Work instructions: Starting from the line containing "Convert this diagram to SVG code.", give again every line through the end of the entries, word for word. Pictures stay out of the copy.
-- Stored data start --
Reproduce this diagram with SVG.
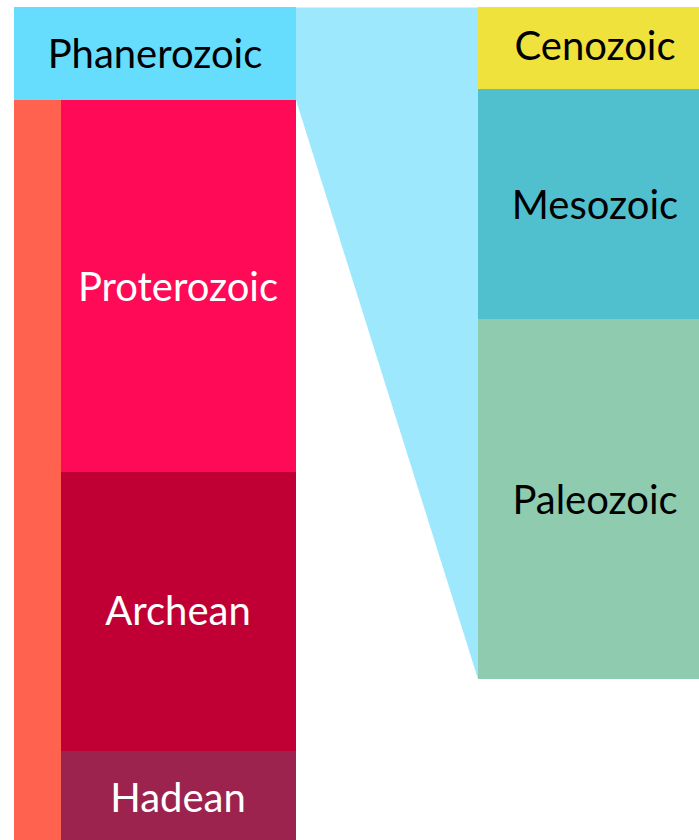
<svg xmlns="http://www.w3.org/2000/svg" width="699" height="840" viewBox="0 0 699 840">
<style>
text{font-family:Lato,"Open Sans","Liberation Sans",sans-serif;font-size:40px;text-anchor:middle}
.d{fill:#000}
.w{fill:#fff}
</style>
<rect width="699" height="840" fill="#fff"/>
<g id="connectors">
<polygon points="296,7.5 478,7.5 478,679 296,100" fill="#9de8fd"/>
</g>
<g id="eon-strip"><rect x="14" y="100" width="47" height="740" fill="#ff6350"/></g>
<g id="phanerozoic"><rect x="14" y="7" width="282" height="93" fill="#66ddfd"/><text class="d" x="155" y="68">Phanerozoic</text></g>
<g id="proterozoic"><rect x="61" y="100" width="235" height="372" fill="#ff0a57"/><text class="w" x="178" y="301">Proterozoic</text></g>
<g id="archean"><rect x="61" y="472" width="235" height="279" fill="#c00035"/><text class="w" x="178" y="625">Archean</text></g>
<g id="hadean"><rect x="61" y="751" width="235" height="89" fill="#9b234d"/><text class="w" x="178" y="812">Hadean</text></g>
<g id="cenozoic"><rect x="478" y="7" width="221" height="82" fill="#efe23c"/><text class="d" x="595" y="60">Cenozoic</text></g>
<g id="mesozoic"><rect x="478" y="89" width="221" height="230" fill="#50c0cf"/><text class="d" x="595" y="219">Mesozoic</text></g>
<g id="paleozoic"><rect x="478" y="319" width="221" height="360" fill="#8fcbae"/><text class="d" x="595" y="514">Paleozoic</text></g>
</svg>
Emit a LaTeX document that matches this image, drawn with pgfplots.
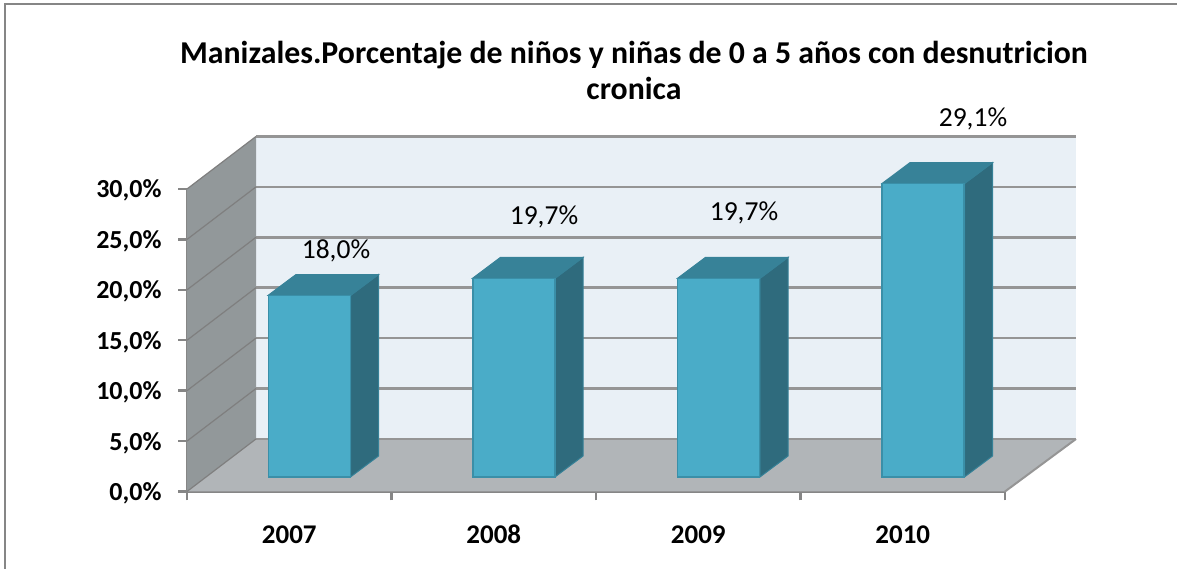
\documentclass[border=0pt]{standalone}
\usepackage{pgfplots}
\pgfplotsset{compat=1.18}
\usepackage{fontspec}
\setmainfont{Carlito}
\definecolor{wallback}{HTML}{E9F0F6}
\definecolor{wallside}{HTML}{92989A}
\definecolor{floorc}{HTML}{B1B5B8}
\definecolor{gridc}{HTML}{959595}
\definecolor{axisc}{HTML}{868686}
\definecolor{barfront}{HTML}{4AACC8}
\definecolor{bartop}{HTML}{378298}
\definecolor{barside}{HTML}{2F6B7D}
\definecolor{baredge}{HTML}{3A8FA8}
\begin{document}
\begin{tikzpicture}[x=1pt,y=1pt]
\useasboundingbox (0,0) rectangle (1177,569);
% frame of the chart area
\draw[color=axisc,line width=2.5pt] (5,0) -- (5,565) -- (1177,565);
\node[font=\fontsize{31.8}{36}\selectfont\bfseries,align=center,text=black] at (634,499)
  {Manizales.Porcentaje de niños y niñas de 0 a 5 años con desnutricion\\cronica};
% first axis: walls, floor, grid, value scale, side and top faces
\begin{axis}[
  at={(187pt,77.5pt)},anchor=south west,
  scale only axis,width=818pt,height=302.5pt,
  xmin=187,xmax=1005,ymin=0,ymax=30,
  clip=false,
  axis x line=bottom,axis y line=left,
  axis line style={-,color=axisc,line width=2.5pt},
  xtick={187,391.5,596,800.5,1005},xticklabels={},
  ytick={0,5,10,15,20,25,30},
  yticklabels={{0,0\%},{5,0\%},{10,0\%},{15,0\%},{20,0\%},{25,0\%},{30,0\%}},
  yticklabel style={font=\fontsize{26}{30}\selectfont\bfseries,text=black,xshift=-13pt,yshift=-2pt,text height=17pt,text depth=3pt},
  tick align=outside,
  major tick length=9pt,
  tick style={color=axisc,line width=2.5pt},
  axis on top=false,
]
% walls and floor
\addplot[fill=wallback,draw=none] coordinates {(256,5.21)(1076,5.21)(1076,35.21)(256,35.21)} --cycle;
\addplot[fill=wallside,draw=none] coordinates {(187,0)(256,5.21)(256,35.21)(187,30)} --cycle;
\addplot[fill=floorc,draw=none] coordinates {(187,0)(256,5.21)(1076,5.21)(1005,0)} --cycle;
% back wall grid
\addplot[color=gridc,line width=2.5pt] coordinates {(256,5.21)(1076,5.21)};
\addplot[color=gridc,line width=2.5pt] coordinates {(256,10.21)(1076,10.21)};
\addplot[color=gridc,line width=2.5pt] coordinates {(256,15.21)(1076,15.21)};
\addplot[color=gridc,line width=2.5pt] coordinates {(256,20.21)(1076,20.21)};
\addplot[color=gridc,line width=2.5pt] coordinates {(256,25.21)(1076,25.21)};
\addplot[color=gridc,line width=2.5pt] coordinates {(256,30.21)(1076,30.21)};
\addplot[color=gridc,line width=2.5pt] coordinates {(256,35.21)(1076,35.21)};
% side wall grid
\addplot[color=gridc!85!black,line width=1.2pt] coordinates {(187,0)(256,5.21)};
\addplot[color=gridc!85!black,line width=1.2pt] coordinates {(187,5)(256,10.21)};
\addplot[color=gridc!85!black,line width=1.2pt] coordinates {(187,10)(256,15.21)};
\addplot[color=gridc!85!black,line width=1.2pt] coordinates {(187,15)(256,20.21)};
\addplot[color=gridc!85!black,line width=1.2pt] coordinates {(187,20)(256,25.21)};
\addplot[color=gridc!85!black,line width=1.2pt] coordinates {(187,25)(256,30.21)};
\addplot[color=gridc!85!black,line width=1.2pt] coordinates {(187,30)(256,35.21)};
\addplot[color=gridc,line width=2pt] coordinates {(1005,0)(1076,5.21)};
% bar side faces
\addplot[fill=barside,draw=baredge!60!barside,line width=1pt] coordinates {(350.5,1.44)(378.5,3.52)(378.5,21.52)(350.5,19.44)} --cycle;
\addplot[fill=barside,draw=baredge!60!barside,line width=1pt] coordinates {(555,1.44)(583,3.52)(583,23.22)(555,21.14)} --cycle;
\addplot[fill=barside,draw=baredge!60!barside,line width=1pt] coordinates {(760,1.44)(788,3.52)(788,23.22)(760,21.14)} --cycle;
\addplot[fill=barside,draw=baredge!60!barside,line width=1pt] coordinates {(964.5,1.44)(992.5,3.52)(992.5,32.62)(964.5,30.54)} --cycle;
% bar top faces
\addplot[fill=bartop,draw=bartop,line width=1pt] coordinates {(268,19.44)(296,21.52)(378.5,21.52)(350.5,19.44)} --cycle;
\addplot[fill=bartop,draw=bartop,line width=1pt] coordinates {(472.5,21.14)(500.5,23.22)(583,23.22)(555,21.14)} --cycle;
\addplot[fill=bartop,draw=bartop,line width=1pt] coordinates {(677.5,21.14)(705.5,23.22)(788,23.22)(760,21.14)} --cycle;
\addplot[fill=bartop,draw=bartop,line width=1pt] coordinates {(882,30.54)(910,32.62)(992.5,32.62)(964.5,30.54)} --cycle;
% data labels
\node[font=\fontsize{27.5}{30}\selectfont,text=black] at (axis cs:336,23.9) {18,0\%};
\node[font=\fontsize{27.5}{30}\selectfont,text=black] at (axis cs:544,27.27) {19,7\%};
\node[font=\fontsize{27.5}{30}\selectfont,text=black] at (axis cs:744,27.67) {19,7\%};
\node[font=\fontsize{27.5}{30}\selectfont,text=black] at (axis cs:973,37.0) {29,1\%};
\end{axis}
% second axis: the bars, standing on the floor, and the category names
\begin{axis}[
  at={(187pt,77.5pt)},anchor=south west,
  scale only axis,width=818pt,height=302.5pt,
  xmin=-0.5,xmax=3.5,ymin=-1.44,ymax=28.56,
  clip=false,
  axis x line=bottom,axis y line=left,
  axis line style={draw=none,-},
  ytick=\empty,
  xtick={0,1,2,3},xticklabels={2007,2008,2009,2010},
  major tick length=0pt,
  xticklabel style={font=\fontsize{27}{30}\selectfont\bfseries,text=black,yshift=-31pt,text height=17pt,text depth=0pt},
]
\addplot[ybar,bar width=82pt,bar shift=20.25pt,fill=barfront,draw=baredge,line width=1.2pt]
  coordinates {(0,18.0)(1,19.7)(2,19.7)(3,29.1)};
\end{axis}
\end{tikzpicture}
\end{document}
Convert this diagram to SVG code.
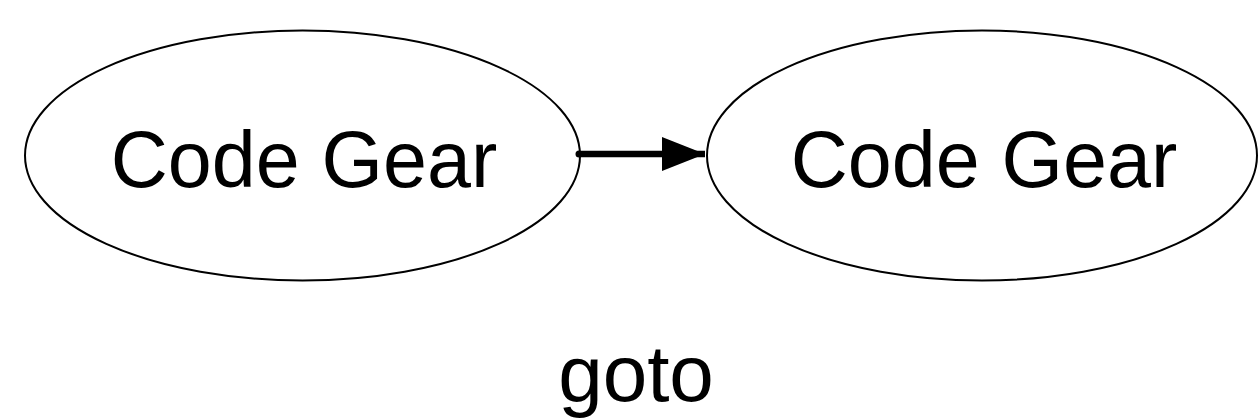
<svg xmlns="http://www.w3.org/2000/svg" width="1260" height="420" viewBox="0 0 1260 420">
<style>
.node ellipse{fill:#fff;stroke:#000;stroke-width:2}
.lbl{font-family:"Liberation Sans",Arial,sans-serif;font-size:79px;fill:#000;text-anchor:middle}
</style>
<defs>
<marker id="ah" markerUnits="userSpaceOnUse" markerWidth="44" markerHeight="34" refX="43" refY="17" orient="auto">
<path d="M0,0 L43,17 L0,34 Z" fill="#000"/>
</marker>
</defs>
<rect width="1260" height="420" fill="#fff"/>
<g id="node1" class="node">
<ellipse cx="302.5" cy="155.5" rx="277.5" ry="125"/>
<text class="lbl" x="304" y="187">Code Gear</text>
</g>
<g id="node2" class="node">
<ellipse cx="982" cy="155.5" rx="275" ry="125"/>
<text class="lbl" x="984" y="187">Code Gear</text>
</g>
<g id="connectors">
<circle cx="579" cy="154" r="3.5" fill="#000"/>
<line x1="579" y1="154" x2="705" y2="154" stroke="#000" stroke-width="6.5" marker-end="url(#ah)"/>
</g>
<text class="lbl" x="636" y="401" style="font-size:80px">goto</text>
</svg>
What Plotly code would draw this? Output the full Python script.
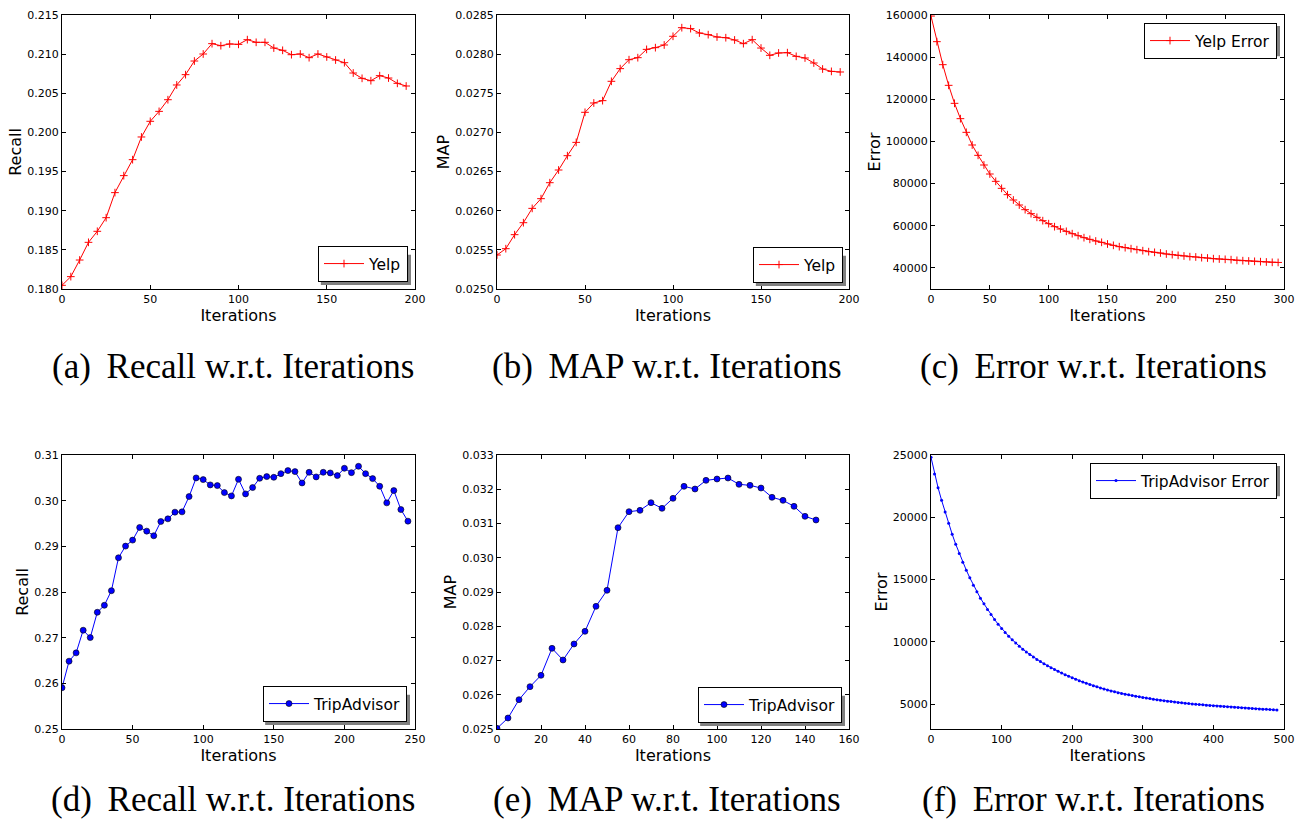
-- Stored data end --
Reply:
Convert this diagram to SVG code.
<svg xmlns="http://www.w3.org/2000/svg" width="1260" height="420" viewBox="0 0 1260 420">
<style>
.node ellipse{fill:#fff;stroke:#000;stroke-width:2}
.lbl{font-family:"Liberation Sans",Arial,sans-serif;font-size:79px;fill:#000;text-anchor:middle}
</style>
<defs>
<marker id="ah" markerUnits="userSpaceOnUse" markerWidth="44" markerHeight="34" refX="43" refY="17" orient="auto">
<path d="M0,0 L43,17 L0,34 Z" fill="#000"/>
</marker>
</defs>
<rect width="1260" height="420" fill="#fff"/>
<g id="node1" class="node">
<ellipse cx="302.5" cy="155.5" rx="277.5" ry="125"/>
<text class="lbl" x="304" y="187">Code Gear</text>
</g>
<g id="node2" class="node">
<ellipse cx="982" cy="155.5" rx="275" ry="125"/>
<text class="lbl" x="984" y="187">Code Gear</text>
</g>
<g id="connectors">
<circle cx="579" cy="154" r="3.5" fill="#000"/>
<line x1="579" y1="154" x2="705" y2="154" stroke="#000" stroke-width="6.5" marker-end="url(#ah)"/>
</g>
<text class="lbl" x="636" y="401" style="font-size:80px">goto</text>
</svg>
What Plotly code would draw this? Output the full Python script.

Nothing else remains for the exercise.